**Task directions**
Check each line of the entries below for the string "this"; copy every line where it appears.

**Given information**
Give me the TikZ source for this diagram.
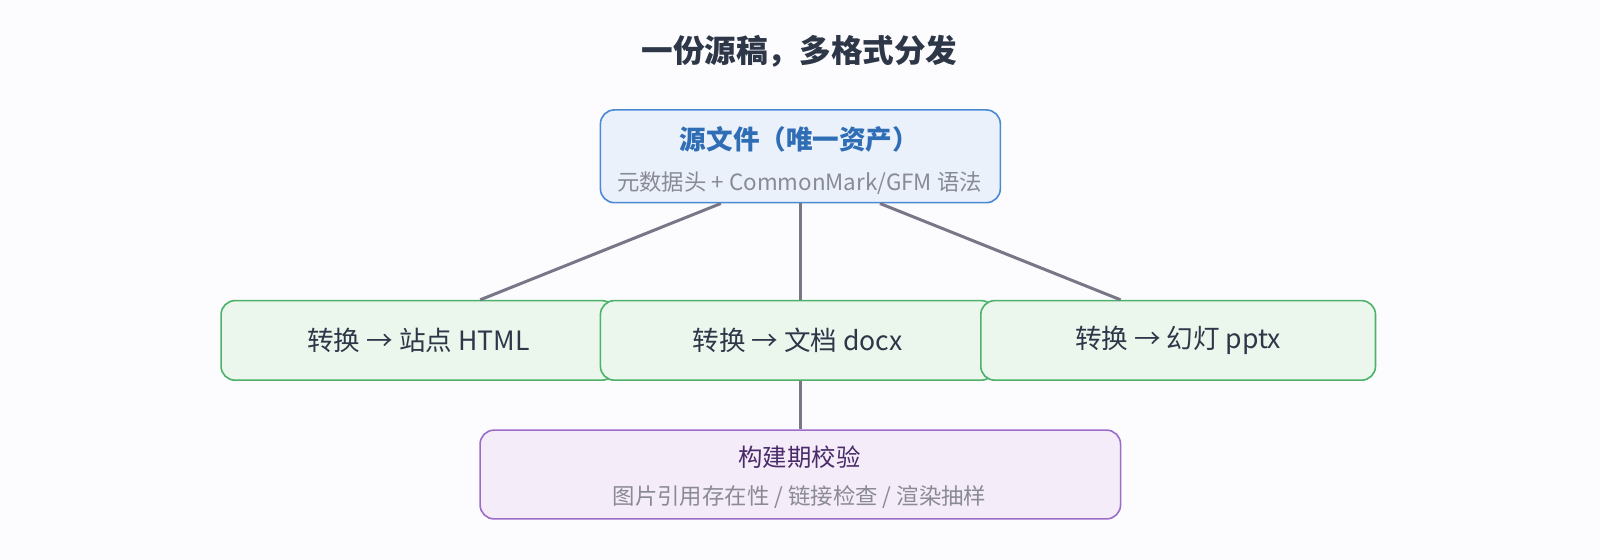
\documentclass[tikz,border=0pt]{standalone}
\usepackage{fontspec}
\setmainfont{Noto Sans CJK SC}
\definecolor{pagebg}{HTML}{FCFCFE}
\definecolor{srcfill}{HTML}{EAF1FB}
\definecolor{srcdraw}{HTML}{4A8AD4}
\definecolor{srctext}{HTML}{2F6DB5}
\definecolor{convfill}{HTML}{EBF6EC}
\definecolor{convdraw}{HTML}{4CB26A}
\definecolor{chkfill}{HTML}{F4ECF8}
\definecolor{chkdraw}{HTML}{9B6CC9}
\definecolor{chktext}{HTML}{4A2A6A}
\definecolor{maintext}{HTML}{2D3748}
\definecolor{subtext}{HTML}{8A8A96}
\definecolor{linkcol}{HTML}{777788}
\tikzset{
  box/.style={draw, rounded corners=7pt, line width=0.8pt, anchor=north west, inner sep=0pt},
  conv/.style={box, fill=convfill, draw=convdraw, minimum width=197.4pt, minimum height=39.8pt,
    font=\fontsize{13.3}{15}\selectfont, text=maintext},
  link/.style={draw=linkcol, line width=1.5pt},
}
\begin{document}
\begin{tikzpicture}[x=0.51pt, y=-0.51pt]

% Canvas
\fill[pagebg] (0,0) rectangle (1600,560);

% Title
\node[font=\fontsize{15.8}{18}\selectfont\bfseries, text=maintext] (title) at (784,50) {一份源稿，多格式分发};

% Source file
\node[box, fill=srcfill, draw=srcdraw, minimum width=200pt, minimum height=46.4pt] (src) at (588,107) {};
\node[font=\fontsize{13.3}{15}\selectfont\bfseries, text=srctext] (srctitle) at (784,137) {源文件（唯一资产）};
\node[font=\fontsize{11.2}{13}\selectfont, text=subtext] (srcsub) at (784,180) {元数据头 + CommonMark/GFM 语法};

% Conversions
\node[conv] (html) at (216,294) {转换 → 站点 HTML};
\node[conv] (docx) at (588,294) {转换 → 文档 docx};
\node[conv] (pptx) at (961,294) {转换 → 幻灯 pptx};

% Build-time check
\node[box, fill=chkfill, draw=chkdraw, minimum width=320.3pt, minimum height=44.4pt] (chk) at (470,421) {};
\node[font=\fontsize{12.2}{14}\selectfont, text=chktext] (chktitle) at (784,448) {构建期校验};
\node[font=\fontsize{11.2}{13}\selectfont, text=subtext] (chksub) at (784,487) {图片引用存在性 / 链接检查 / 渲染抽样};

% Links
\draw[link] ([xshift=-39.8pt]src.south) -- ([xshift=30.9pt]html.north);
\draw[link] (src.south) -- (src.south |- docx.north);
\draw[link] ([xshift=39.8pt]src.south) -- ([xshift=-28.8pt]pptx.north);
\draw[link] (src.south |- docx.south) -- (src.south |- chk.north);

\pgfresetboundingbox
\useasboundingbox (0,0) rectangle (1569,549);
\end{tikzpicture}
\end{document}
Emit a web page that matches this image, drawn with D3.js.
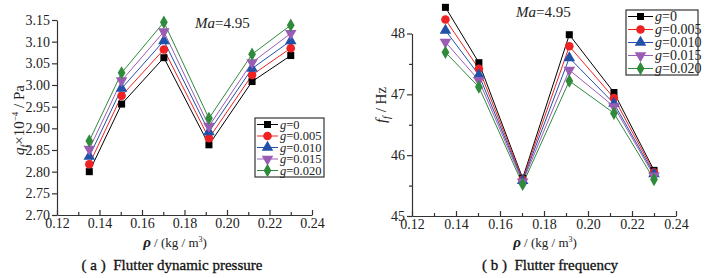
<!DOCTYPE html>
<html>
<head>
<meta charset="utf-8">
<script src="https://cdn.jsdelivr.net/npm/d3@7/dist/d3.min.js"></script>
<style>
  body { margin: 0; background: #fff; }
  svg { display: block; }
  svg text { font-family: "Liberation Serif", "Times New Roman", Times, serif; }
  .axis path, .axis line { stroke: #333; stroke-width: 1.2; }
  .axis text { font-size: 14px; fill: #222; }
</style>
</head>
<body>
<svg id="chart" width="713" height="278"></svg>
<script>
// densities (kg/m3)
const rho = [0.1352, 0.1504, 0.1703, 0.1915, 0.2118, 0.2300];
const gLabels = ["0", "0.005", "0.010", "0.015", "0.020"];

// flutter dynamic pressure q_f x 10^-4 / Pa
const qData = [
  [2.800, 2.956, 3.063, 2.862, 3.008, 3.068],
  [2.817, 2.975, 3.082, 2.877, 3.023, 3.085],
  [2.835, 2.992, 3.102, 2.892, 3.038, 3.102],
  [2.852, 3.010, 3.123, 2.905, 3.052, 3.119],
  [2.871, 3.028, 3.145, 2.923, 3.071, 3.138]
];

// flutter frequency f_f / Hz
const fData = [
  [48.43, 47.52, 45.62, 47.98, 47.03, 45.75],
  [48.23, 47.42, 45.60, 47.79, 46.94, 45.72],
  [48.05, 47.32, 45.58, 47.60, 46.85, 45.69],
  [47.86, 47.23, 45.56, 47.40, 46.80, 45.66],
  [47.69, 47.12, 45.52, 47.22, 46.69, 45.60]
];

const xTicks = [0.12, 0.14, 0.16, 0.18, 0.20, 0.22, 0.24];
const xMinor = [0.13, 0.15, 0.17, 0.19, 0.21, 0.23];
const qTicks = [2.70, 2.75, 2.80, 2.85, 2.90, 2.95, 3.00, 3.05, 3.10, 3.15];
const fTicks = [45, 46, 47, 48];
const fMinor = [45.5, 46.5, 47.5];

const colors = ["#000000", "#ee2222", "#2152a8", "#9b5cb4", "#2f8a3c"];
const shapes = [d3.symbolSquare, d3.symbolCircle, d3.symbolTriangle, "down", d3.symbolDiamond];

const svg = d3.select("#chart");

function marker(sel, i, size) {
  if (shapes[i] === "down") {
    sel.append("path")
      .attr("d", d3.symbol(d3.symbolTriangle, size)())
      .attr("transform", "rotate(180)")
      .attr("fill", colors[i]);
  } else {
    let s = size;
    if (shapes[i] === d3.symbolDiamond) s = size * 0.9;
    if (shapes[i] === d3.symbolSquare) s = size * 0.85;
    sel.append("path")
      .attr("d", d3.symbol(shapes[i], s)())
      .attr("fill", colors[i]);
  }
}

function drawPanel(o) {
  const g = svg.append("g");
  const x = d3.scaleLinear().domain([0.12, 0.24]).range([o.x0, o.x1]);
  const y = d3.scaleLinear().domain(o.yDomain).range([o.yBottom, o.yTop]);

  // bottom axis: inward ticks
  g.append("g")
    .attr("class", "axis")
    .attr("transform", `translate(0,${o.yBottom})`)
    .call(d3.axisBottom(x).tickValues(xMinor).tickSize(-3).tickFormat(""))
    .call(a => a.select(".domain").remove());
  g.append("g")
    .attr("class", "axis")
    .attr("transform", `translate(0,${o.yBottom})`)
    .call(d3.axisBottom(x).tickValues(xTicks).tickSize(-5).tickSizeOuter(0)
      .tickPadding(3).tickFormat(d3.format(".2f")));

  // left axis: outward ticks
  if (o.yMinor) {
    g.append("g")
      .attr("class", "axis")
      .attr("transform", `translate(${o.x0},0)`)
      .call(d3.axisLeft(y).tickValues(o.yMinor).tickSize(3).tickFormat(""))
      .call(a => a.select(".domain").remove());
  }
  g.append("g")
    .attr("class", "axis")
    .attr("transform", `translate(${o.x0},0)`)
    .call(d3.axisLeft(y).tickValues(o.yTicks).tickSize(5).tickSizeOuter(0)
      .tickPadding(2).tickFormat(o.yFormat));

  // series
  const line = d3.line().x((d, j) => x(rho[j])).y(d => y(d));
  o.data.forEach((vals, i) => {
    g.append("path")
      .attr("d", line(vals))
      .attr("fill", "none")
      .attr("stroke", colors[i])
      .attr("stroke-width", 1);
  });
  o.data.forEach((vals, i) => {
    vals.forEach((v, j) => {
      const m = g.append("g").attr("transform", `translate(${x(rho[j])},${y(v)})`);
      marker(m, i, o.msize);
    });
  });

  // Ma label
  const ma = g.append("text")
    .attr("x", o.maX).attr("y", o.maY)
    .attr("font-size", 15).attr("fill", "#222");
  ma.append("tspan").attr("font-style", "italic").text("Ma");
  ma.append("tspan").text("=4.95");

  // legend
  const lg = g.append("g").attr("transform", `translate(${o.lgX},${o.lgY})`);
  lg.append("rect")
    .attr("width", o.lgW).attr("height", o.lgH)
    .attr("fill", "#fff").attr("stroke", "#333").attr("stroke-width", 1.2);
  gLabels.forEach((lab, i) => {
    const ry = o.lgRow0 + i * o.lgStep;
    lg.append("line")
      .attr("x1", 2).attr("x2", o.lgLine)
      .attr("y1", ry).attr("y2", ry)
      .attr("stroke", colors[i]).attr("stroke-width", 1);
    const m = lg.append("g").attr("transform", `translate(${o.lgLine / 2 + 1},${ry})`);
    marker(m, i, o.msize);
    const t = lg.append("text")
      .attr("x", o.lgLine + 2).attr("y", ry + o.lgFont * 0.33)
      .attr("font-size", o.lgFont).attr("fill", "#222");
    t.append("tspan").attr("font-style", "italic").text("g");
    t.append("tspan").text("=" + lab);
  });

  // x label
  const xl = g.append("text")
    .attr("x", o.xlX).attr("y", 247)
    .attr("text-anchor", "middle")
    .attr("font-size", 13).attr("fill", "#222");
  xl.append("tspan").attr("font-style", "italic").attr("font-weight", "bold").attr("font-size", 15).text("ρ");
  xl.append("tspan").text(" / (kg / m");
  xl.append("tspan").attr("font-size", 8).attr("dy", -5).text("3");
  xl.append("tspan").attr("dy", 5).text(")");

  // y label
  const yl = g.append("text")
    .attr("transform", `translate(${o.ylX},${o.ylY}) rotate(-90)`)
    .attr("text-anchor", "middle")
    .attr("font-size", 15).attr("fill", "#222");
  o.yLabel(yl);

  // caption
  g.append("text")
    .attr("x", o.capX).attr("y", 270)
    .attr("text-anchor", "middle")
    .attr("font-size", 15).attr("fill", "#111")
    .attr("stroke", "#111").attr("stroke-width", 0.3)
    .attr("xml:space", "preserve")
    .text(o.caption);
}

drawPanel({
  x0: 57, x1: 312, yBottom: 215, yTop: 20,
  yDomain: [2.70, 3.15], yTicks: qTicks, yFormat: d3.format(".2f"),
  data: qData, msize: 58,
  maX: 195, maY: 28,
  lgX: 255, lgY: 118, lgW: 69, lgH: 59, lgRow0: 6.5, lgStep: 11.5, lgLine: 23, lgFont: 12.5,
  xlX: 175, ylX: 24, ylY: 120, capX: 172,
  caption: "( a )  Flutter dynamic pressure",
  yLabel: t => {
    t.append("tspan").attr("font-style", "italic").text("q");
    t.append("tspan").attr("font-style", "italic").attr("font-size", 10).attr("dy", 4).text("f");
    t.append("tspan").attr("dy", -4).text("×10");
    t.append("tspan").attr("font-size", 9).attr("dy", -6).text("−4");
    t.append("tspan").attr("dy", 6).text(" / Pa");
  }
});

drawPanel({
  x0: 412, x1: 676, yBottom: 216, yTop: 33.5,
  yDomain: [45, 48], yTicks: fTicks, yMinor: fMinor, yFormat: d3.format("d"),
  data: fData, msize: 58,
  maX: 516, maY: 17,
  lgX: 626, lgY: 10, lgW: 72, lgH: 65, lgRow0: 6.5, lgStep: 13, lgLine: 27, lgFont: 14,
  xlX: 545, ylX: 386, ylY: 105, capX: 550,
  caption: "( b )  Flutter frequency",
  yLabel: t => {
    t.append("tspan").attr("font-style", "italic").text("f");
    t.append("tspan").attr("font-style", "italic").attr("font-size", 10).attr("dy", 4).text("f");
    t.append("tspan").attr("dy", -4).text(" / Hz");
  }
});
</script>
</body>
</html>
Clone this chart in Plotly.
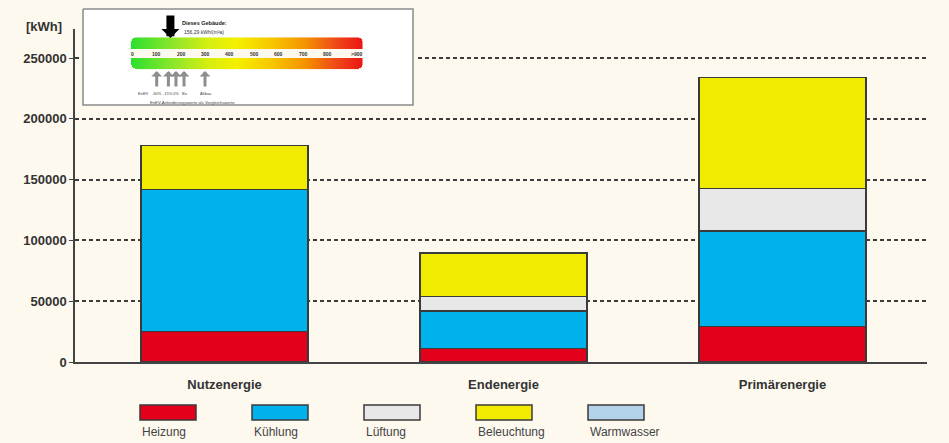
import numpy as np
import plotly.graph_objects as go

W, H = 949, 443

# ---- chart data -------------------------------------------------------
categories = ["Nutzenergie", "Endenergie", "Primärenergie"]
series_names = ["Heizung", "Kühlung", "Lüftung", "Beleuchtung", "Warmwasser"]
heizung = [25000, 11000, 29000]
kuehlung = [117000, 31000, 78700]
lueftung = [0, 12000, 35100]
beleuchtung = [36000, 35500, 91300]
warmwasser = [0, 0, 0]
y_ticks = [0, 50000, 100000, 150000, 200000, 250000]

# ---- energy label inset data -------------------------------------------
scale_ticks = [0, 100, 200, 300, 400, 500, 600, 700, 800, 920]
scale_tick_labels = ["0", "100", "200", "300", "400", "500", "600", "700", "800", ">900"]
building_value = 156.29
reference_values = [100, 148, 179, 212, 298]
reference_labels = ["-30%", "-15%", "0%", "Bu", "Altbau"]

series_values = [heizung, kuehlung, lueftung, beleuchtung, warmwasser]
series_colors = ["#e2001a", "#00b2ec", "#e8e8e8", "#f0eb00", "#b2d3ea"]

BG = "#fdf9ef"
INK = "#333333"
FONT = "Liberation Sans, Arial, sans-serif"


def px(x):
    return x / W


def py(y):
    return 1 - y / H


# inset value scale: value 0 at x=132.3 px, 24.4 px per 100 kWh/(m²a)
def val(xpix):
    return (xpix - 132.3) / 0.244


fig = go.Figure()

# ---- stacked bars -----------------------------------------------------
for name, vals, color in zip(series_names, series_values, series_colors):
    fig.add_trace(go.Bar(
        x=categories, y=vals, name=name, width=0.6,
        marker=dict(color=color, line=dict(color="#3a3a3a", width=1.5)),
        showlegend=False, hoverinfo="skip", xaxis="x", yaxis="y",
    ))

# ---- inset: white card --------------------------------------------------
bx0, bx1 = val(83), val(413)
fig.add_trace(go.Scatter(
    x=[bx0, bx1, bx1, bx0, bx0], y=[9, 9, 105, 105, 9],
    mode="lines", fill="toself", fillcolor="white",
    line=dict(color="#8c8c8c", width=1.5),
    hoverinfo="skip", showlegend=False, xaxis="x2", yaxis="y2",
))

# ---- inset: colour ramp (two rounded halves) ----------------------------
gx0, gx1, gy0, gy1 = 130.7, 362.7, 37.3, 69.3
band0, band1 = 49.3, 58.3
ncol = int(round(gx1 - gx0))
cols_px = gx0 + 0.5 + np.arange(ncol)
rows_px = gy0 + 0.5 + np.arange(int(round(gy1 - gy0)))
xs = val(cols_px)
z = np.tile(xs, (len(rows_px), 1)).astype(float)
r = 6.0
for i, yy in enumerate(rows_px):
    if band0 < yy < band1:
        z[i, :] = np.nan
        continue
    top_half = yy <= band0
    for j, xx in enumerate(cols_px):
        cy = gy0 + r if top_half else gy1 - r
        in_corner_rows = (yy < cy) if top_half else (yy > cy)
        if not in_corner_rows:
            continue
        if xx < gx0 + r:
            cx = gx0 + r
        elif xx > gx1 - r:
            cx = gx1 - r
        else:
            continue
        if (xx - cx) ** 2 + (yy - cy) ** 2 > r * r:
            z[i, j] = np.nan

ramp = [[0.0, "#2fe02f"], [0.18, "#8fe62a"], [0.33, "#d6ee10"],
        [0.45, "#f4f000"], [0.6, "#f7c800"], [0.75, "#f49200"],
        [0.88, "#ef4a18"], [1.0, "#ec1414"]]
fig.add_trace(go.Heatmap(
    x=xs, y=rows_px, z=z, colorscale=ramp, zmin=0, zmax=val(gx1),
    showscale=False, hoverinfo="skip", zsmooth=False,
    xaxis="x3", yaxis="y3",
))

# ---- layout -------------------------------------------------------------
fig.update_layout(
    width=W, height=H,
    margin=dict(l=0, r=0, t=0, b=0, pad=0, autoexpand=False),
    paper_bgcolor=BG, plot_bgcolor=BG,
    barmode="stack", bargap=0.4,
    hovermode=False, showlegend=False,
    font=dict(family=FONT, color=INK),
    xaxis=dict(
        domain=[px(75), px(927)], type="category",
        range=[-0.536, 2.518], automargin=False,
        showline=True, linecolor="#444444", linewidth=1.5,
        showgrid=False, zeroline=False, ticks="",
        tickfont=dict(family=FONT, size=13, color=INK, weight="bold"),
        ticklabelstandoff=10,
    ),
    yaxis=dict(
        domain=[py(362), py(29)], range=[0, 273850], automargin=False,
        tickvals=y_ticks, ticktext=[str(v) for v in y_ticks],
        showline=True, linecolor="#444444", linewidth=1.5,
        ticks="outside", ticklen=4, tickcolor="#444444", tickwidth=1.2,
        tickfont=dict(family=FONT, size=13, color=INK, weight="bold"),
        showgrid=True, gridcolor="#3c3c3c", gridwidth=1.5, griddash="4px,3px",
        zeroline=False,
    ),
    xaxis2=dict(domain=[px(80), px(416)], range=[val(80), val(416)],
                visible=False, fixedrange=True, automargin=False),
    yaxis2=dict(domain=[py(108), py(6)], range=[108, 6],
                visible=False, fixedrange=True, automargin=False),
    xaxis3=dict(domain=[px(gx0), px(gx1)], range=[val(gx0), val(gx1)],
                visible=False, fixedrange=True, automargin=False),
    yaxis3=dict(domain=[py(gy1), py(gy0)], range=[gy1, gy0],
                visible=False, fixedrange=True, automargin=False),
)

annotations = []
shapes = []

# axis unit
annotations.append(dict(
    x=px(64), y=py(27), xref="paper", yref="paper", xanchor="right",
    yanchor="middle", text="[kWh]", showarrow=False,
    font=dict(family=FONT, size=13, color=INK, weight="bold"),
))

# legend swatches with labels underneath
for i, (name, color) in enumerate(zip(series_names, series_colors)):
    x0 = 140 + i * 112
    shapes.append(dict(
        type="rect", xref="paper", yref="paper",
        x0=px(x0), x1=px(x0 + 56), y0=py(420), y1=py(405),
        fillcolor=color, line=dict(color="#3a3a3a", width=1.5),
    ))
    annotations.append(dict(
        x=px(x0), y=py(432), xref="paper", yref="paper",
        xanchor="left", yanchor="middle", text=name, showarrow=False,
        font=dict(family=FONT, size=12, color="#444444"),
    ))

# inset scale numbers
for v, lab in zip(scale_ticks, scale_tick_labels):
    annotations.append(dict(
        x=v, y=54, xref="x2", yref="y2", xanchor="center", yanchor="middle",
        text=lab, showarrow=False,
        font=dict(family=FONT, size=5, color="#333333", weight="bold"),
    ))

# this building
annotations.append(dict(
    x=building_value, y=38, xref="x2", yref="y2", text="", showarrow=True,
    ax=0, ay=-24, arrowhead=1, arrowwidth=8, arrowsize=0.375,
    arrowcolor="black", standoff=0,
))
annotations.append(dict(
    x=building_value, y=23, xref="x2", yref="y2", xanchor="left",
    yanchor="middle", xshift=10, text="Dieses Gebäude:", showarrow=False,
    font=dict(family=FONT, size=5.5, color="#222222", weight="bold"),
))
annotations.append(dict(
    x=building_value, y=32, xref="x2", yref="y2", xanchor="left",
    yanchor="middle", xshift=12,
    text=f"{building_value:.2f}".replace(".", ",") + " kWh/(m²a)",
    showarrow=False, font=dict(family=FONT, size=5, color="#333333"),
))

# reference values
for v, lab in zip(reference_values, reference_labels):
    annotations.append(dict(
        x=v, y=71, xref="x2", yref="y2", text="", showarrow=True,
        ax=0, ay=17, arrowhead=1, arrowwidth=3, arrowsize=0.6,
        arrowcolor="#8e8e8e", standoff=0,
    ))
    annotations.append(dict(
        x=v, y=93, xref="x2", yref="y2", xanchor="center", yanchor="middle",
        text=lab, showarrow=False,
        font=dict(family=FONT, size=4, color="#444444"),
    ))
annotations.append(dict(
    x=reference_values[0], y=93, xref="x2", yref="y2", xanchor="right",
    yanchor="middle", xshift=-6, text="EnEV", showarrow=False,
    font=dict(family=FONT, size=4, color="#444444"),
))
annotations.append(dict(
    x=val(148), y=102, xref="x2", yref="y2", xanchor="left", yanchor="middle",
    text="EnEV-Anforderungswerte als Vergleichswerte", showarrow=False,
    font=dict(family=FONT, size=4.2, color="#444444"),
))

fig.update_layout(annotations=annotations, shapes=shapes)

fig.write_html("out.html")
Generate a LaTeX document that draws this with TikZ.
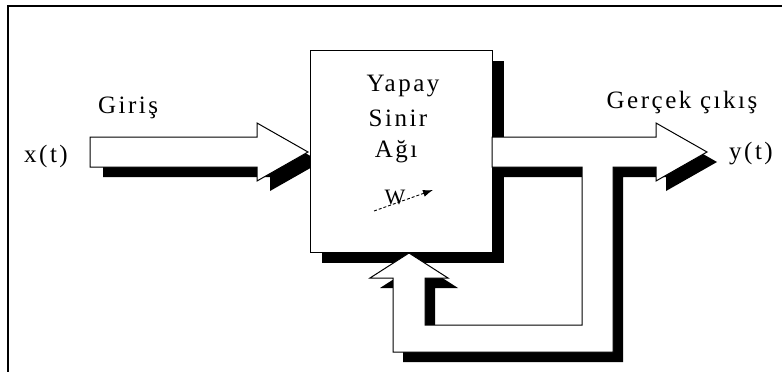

**Output of the task**
Give me the TikZ source for this diagram.
Emit a web page that matches this image, drawn with D3.js.
Clone this chart in Plotly.
# this building
Generate a LaTeX document that draws this with TikZ.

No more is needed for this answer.